Instantaneous access to an insatiable, 24-hour news media means we’re never more than a few clicks away from a pivotal crisis or sugary bit of gossip.
Artificial intelligence in the workplace. Fires in California. Celebrities in court. Floods in Texas. The headlines pile up persistently as we endeavor to live our lives and pursue our passions. Is it any wonder, then, that we sometimes become distracted or overwhelmed and lose track of a particular storyline—no matter how impactful or urgent?
To those of us who didn’t live through the horror of Hurricane Helene, for example, one of the deadliest tropical storms to hit the US mainland in nearly 20 years may now seem a distant memory.
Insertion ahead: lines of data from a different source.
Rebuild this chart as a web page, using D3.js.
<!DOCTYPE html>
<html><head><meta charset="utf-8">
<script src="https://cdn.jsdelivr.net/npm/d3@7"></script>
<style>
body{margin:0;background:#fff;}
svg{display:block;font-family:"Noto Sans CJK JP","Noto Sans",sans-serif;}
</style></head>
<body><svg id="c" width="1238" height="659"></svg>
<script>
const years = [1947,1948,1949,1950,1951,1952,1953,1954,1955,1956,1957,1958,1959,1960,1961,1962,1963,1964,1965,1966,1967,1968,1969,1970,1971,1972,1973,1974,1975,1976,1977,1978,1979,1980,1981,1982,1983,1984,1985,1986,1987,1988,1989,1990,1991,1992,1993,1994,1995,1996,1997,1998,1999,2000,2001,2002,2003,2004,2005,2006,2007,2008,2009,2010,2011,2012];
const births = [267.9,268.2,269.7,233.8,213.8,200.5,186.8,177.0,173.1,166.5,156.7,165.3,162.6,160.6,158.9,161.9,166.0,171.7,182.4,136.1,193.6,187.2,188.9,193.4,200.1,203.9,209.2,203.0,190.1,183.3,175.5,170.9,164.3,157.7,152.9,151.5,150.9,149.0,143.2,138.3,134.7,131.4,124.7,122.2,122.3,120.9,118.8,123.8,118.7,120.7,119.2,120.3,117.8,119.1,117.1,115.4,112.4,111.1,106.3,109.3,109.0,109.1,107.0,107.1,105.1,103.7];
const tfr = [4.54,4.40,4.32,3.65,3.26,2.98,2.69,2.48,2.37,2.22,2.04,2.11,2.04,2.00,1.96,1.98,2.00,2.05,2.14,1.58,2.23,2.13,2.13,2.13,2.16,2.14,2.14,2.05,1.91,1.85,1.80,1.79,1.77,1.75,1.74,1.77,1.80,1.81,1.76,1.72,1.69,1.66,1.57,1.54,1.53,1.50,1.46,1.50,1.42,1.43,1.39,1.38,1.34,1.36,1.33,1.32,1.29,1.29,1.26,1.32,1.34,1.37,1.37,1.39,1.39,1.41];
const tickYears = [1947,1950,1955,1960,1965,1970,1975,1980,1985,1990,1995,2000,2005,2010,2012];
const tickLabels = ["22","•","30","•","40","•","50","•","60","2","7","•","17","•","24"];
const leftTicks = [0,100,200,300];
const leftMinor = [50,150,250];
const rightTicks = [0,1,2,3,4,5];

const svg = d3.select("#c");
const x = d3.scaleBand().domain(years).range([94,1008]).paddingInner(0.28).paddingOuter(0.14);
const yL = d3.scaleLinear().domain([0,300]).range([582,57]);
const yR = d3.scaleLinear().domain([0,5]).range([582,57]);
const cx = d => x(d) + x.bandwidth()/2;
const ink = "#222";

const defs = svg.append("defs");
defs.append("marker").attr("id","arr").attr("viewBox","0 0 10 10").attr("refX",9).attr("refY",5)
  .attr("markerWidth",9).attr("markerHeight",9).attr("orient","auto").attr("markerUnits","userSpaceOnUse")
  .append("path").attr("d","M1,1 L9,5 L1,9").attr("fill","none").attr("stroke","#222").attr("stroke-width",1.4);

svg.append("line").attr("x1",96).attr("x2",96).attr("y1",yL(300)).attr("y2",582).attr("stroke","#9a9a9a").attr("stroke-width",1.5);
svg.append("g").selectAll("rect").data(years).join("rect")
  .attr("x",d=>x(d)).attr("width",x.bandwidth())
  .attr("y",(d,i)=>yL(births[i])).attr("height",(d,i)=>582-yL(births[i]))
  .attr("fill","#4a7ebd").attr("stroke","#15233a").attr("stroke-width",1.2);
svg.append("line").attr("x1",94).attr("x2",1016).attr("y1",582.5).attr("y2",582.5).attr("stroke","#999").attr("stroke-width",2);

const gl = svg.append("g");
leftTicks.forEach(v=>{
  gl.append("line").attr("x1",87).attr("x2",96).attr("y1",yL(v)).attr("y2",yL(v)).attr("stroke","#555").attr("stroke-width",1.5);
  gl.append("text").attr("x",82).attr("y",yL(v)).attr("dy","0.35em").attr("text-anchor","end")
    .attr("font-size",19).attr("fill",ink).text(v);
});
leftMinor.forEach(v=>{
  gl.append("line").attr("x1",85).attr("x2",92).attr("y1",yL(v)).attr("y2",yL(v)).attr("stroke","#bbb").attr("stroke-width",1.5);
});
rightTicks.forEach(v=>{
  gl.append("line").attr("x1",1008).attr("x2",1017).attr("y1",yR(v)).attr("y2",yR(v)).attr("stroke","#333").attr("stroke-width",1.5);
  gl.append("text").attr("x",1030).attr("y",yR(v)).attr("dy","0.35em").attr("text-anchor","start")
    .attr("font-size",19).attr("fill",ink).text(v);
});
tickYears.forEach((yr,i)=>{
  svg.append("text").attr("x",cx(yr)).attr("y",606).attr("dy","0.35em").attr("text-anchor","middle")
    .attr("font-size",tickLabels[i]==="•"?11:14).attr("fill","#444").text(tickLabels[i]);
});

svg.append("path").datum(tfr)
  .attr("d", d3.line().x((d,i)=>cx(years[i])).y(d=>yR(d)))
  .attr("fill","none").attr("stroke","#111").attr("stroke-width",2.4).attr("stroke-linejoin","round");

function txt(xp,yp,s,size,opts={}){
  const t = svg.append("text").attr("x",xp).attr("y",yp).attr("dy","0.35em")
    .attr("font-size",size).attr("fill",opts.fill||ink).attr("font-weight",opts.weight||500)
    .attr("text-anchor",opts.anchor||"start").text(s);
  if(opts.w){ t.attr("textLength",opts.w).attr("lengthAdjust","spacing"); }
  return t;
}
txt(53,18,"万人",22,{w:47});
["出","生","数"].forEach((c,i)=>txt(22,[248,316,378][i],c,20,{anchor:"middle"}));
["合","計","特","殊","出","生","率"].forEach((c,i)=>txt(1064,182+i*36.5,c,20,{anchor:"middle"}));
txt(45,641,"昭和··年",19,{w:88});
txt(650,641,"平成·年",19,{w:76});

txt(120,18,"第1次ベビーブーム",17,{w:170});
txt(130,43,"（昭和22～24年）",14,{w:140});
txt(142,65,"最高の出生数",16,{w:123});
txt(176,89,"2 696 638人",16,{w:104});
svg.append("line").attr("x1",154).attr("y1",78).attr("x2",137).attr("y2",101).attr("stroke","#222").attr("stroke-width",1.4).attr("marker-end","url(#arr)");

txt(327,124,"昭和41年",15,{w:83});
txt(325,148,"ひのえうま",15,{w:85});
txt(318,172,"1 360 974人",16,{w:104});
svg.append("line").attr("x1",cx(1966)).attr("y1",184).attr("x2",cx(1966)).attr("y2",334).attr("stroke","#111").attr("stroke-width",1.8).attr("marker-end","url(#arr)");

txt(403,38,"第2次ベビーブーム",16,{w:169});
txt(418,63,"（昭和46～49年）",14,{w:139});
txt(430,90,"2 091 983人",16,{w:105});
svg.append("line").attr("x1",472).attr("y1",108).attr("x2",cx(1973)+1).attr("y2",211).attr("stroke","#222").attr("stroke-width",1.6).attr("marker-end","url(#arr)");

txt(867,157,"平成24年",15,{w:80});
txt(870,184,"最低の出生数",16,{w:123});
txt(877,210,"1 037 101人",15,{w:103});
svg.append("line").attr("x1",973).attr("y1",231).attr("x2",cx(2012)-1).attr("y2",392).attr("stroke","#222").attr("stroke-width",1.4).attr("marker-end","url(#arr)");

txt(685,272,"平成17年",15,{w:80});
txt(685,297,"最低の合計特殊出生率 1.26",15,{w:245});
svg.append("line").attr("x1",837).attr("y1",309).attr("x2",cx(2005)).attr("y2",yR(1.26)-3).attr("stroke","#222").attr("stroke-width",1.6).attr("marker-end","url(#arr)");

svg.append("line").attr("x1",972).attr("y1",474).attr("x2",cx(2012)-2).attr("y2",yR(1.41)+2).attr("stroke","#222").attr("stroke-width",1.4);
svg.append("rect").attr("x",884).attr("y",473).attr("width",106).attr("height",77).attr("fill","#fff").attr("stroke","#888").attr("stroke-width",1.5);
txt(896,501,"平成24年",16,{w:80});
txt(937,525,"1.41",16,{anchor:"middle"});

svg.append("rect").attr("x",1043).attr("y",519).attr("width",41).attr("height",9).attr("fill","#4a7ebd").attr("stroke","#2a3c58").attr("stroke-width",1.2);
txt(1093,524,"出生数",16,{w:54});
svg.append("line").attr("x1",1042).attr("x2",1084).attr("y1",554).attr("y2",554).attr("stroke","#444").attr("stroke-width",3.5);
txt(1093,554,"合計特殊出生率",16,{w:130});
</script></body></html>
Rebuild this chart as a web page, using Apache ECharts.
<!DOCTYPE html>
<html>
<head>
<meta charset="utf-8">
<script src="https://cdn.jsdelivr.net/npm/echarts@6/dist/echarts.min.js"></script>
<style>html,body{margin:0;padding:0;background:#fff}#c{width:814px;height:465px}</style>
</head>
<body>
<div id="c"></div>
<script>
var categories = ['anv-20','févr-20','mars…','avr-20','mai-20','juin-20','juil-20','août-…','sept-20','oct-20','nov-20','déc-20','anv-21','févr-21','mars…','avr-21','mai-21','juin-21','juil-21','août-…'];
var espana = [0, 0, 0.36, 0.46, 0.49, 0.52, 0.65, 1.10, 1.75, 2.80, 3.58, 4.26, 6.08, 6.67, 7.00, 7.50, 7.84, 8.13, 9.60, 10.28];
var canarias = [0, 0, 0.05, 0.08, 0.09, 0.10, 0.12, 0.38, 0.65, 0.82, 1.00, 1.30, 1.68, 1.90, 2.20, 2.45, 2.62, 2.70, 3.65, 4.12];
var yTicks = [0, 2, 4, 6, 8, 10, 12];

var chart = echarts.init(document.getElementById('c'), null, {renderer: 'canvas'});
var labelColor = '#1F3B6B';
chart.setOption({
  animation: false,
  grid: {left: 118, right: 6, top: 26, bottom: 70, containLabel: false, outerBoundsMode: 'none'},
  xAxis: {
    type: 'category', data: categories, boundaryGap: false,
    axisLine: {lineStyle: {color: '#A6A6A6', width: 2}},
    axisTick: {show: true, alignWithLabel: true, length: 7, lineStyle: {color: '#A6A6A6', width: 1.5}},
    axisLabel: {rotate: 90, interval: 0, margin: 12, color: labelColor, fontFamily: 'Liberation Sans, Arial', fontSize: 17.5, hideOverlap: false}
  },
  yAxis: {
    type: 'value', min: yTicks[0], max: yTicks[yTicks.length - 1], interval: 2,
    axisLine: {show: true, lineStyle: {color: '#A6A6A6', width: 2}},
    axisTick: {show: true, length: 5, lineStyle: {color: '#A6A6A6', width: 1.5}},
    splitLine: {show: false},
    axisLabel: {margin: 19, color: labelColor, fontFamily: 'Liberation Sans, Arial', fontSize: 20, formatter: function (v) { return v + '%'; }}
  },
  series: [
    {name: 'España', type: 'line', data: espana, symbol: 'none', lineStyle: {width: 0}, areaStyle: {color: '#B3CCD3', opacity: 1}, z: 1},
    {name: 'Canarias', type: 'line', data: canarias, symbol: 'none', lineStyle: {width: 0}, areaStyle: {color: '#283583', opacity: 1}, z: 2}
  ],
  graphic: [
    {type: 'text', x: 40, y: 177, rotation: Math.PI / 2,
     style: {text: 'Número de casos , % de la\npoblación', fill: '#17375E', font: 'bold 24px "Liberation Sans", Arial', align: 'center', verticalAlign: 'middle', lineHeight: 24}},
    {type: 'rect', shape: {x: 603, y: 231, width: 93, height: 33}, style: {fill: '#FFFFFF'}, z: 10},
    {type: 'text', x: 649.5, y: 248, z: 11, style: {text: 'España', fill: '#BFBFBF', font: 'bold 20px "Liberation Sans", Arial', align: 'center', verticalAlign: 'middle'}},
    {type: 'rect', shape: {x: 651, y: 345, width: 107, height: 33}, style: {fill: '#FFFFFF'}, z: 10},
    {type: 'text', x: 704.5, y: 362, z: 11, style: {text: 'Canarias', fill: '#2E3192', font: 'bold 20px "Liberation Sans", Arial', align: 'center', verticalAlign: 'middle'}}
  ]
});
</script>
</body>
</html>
But for the craftspeople living and creating in places like the Mountain Region of western North Carolina (WNC), it’s barely been a year—a long, taxing year marked by feelings of loss, existential uncertainty, and galvanizing bouts of hope.
The region’s storied educational institutions (Penland School of Craft, John C. Campbell Folk School, Haywood Community College), organizations (the Southern Highland Craft Guild, the Center for Craft, Qualla Arts and Crafts Mutual, Inc.), and countless other foundations, civic groups, craftspeople, and their patrons stepped up immediately after the storm with economic aid and moral support—and they haven’t stopped. Six of the seven makers featured on the following pages, for instance, are part of a 40-person WNC Craft Futures Cohort at the Center for Craft that was awarded a total of $600,000 and spent the summer in a peer-to-peer support network. And that’s just a drop in the bailing bucket.
A generation’s worth of work and an estimated $50 billion is still required to restore WNC. In the meantime, local artists and makers are returning to their online shops and exhibition spaces, and hoping craft lovers the world over do the same. “Our doors are open!” exclaims Asheville-based jeweler Laura Lau Klein, who hopes readers of American Craft will spread the word. “People are welcome to come back and visit.”
Lau Klein also stresses that those who can afford it should donate to organizations like the Craft Emergency Relief Fund (CERF+), which provides emergency support to craft artists. And everyone you’ll meet here says they agreed to revisit September 27, 2024, and its aftermath—no small or easy thing—in hopes that, no matter what’s spinning in the news cycle, Hurricane Helene doesn’t fade from our collective consciousness.